[Begin Data provided]

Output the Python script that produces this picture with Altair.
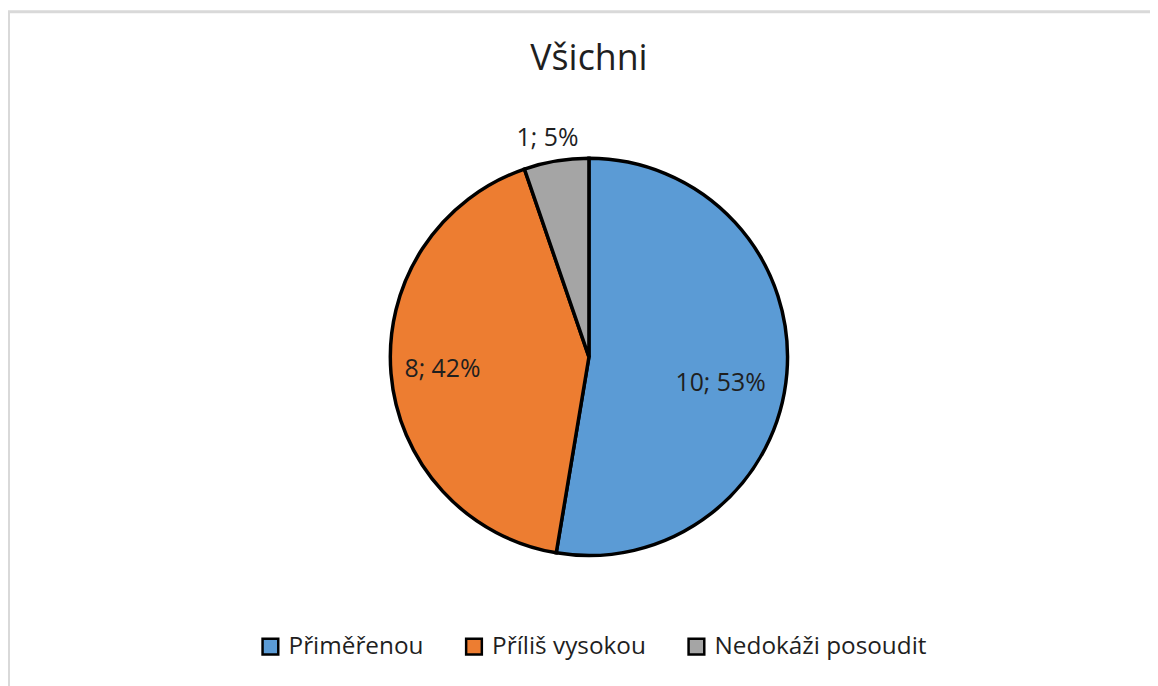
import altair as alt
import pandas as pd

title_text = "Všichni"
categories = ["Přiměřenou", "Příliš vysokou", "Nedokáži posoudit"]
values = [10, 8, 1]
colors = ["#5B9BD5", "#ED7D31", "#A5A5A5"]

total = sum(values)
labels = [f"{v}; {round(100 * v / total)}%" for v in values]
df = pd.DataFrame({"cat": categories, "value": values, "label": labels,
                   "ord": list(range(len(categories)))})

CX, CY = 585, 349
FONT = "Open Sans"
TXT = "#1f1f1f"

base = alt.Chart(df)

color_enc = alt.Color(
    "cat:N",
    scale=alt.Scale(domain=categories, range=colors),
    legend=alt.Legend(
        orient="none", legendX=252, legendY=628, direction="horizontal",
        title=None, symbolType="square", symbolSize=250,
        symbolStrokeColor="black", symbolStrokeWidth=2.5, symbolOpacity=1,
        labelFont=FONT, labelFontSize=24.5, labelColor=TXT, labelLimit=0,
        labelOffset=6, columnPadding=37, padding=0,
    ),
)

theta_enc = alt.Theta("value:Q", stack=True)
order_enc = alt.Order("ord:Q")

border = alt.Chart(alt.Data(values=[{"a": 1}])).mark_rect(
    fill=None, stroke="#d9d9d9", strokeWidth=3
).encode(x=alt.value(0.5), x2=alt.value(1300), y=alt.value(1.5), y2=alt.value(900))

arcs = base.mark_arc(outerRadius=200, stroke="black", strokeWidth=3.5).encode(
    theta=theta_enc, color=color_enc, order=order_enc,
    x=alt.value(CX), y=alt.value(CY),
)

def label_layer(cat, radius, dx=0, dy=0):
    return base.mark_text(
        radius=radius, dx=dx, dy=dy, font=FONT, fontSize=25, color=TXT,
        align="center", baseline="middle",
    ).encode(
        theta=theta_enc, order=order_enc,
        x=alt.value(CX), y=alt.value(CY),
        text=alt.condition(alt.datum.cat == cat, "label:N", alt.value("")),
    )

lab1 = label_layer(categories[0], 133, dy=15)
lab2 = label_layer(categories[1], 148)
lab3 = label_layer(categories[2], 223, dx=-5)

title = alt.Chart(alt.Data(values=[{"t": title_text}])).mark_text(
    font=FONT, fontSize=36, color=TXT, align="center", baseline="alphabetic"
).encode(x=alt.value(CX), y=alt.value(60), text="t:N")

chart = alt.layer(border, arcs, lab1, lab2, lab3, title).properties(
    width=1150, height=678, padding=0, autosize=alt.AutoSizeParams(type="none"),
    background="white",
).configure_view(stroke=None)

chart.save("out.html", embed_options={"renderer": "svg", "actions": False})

[End Data provided]

Reproduce the listing word for word and omit its pictures.

### Written solution
Output the Python script that produces this picture with Altair.
import altair as alt
import pandas as pd

title_text = "Všichni"
categories = ["Přiměřenou", "Příliš vysokou", "Nedokáži posoudit"]
values = [10, 8, 1]
colors = ["#5B9BD5", "#ED7D31", "#A5A5A5"]

total = sum(values)
labels = [f"{v}; {round(100 * v / total)}%" for v in values]
df = pd.DataFrame({"cat": categories, "value": values, "label": labels,
                   "ord": list(range(len(categories)))})

CX, CY = 585, 349
FONT = "Open Sans"
TXT = "#1f1f1f"

base = alt.Chart(df)

color_enc = alt.Color(
    "cat:N",
    scale=alt.Scale(domain=categories, range=colors),
    legend=alt.Legend(
        orient="none", legendX=252, legendY=628, direction="horizontal",
        title=None, symbolType="square", symbolSize=250,
        symbolStrokeColor="black", symbolStrokeWidth=2.5, symbolOpacity=1,
        labelFont=FONT, labelFontSize=24.5, labelColor=TXT, labelLimit=0,
        labelOffset=6, columnPadding=37, padding=0,
    ),
)

theta_enc = alt.Theta("value:Q", stack=True)
order_enc = alt.Order("ord:Q")

border = alt.Chart(alt.Data(values=[{"a": 1}])).mark_rect(
    fill=None, stroke="#d9d9d9", strokeWidth=3
).encode(x=alt.value(0.5), x2=alt.value(1300), y=alt.value(1.5), y2=alt.value(900))

arcs = base.mark_arc(outerRadius=200, stroke="black", strokeWidth=3.5).encode(
    theta=theta_enc, color=color_enc, order=order_enc,
    x=alt.value(CX), y=alt.value(CY),
)

def label_layer(cat, radius, dx=0, dy=0):
    return base.mark_text(
        radius=radius, dx=dx, dy=dy, font=FONT, fontSize=25, color=TXT,
        align="center", baseline="middle",
    ).encode(
        theta=theta_enc, order=order_enc,
        x=alt.value(CX), y=alt.value(CY),
        text=alt.condition(alt.datum.cat == cat, "label:N", alt.value("")),
    )

lab1 = label_layer(categories[0], 133, dy=15)
lab2 = label_layer(categories[1], 148)
lab3 = label_layer(categories[2], 223, dx=-5)

title = alt.Chart(alt.Data(values=[{"t": title_text}])).mark_text(
    font=FONT, fontSize=36, color=TXT, align="center", baseline="alphabetic"
).encode(x=alt.value(CX), y=alt.value(60), text="t:N")

chart = alt.layer(border, arcs, lab1, lab2, lab3, title).properties(
    width=1150, height=678, padding=0, autosize=alt.AutoSizeParams(type="none"),
    background="white",
).configure_view(stroke=None)

chart.save("out.html", embed_options={"renderer": "svg", "actions": False})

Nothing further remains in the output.